The author scores another triumph in her handling of the matter of the jewels. I've noted that many of the various imitators who cropped up after Tolkien's resounding success have failed to grasp the real heart of The Lord of the Rings; namely, the rejection of power over others. While in the traditional literature quests were typically to retrieve something, Tolkien gave us an anti-quest, a journey of seeking to destroy the very Object of Power which was the core of the story. The Ruling Ring was inherently evil, the product of Sauron's malice and illegitimate desire to exercise domination over those he had no right to rule, which meant any effort to use it by the good guys would inevitably be warped and twisted into evil, as witness the fall of Sauruman the White as he thought to either use the Ring against its master or to create his own Ring to strive against Sauron. Thus the only solution was to take the Ring to Mount Doom where it was forged and destroy it utterly, so that it would no longer be around to work evil or tempt others into working evil.

However, most of Tolkien's imitators have gone back to the old pattern of the quest to retrieve or otherwise gain the object of power. Of course in many of them it's a good object that was lost or outright stolen, and the Dark Lord is intending to sully in some unspeakable fashion that will forever despoil the good peoples of the fictional world and their lands. But somehow it doesn't have quite the power of the idea of rejecting an Object of Power, and by destroying it setting everyone free to work out their own destinies for good or ill, without tyrants or well-meaning do-gooders to compel their wills.

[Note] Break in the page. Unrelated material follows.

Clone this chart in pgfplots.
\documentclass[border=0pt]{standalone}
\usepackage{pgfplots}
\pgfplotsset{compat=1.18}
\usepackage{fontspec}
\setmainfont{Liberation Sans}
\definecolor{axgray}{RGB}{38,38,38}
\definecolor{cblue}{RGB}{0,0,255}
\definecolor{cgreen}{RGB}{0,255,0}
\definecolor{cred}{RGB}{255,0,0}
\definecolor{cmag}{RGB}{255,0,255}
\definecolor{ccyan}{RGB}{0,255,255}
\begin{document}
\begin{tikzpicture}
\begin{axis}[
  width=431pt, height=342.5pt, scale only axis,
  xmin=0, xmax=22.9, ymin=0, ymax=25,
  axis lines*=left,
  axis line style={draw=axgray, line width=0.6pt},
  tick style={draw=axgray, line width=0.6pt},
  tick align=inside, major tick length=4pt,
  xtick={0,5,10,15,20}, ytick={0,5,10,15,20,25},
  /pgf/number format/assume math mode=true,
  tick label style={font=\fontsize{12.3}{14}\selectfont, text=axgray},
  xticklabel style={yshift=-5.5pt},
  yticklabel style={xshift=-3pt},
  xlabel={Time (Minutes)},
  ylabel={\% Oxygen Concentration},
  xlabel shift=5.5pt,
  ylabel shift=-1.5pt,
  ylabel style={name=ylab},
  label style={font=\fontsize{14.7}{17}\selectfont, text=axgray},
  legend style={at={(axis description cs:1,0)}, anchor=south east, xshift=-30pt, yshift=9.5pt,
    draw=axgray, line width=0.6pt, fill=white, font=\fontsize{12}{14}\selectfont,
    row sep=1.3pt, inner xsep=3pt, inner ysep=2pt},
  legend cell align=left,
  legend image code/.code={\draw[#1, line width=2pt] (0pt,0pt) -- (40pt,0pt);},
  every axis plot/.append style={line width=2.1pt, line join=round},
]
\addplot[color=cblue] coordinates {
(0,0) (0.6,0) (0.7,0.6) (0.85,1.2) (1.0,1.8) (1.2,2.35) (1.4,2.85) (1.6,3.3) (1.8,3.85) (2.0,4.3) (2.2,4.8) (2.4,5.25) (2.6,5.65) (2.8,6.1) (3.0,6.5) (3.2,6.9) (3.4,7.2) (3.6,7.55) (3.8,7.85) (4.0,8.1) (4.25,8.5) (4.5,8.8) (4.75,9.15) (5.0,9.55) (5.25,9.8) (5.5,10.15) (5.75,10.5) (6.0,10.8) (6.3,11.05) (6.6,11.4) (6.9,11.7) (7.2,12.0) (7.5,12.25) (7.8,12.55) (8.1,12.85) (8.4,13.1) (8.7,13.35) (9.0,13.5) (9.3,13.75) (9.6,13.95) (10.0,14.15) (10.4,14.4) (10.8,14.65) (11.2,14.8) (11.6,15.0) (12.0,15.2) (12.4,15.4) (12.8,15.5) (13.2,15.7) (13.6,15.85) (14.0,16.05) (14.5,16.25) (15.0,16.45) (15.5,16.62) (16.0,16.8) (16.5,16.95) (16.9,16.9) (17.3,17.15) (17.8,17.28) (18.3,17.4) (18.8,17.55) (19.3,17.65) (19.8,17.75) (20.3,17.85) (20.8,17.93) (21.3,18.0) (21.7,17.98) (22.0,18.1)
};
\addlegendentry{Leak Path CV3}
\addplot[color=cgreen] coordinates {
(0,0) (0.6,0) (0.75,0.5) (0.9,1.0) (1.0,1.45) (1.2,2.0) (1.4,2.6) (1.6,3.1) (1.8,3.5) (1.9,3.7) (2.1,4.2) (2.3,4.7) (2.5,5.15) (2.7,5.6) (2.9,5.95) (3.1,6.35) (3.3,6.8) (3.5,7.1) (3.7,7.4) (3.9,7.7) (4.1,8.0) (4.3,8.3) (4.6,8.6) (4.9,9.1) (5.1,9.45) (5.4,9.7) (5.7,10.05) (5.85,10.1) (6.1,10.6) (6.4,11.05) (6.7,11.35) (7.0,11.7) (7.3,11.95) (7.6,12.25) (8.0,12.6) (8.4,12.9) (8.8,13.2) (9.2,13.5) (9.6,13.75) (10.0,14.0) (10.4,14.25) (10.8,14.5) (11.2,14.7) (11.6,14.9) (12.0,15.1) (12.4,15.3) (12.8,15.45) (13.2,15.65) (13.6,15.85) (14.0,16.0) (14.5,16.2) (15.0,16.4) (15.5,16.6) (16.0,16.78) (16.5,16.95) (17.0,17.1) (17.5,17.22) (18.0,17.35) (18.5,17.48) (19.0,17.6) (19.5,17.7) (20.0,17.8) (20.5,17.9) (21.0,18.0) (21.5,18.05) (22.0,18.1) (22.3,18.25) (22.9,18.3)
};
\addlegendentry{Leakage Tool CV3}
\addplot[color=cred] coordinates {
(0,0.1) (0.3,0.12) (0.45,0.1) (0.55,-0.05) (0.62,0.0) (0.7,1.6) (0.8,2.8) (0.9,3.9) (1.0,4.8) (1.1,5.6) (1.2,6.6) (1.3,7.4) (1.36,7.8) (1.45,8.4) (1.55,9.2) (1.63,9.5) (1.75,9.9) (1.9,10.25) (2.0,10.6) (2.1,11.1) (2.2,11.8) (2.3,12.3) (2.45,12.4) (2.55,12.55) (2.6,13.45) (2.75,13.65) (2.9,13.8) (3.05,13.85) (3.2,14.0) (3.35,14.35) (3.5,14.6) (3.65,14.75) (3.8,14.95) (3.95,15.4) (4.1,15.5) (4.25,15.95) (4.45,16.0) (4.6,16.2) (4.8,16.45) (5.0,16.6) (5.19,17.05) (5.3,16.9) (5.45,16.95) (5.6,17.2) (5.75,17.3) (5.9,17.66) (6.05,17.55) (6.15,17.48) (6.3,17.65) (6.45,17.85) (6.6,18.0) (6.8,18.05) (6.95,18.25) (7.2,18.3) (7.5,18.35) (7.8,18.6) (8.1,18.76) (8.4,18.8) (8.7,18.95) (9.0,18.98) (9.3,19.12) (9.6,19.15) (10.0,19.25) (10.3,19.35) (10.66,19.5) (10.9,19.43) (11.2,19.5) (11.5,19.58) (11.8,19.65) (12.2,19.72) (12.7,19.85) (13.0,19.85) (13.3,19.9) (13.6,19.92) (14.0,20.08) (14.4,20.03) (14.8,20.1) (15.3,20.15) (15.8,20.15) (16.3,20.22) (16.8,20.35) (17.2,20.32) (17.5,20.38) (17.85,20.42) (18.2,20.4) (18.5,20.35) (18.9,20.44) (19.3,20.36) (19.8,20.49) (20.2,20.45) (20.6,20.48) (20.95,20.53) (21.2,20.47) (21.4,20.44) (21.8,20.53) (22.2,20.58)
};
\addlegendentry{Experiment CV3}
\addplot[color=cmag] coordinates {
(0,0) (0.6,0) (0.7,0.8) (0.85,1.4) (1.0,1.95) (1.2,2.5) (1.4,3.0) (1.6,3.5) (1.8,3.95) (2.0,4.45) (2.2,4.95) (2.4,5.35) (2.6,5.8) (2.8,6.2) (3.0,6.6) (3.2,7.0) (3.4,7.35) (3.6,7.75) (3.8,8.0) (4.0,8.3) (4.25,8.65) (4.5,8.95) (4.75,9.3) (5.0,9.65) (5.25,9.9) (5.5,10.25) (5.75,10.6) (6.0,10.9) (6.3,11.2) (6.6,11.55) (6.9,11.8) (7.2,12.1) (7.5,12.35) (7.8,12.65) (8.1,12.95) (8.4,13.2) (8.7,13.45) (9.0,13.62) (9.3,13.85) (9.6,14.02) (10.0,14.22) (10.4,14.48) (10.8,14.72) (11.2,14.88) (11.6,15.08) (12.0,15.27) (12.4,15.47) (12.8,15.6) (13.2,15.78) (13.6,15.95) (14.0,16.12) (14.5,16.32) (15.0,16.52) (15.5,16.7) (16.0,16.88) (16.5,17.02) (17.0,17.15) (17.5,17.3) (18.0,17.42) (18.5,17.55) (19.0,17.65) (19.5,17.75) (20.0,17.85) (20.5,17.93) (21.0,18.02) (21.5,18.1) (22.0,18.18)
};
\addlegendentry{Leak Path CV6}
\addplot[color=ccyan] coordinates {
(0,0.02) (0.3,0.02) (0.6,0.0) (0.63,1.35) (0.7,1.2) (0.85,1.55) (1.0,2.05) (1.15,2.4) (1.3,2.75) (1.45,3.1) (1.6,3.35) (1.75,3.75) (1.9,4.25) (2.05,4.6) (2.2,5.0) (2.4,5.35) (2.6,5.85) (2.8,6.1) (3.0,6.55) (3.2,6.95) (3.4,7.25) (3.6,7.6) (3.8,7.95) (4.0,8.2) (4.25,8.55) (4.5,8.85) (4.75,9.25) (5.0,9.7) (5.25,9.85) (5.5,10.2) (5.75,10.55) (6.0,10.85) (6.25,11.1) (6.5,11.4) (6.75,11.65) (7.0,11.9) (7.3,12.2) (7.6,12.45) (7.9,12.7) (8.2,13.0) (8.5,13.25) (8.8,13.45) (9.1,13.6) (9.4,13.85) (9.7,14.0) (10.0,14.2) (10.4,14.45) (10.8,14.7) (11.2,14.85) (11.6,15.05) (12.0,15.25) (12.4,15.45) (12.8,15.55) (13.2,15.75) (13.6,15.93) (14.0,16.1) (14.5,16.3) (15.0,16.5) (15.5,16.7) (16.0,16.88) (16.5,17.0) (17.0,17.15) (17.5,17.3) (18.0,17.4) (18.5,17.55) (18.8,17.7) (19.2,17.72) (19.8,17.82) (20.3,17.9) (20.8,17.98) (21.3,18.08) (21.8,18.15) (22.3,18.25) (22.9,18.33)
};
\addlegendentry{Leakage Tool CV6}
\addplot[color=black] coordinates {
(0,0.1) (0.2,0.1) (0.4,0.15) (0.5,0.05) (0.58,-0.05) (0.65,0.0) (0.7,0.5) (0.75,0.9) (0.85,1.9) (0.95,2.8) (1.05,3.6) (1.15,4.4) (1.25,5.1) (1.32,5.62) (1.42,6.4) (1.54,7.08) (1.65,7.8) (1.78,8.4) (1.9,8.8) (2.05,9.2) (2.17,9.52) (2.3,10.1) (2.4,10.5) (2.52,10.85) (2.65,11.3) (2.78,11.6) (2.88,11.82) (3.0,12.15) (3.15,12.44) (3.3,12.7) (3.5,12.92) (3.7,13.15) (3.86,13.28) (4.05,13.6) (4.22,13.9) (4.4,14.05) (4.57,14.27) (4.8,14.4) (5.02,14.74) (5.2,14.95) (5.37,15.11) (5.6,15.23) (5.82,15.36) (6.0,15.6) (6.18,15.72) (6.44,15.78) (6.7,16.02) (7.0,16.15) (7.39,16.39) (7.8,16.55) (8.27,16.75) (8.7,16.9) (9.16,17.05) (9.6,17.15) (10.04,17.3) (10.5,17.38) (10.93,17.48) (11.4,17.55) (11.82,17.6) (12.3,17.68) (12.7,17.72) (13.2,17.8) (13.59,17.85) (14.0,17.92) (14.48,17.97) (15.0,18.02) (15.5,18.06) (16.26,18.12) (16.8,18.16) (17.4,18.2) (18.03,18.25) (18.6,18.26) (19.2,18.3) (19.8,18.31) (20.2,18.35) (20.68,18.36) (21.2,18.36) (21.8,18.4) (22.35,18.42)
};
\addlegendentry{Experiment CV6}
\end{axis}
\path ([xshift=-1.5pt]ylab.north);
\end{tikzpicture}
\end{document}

Given that in this novel the Objects of Power are jewels, it would hearken back to another kind of Object of Power Tolkien wrote about long before he set forth to tell the story of the end of the Third Age and the fall of Sauron with the destruction of the Ruling Ring. That is of course the Silmarils, the three jewels of Feanor, made from the light of the Two Trees and hallowed by Varda queen of the Valar, then stolen by Melkor who was Dark Lord before Sauron. They were the subjects of various quests, most notably that of Beren, in response to King Thingol's setting what he thought to be an impossible bride-price for his daughter Luthien. But they were also the object of the terrible Oath of Feanor, by which all the efforts of elves and mortals to retrieve the Silmarils became entangled with suspicion, betrayal and murder, until all three of the fabulous jewels were placed forever beyond the reach of embodied beings.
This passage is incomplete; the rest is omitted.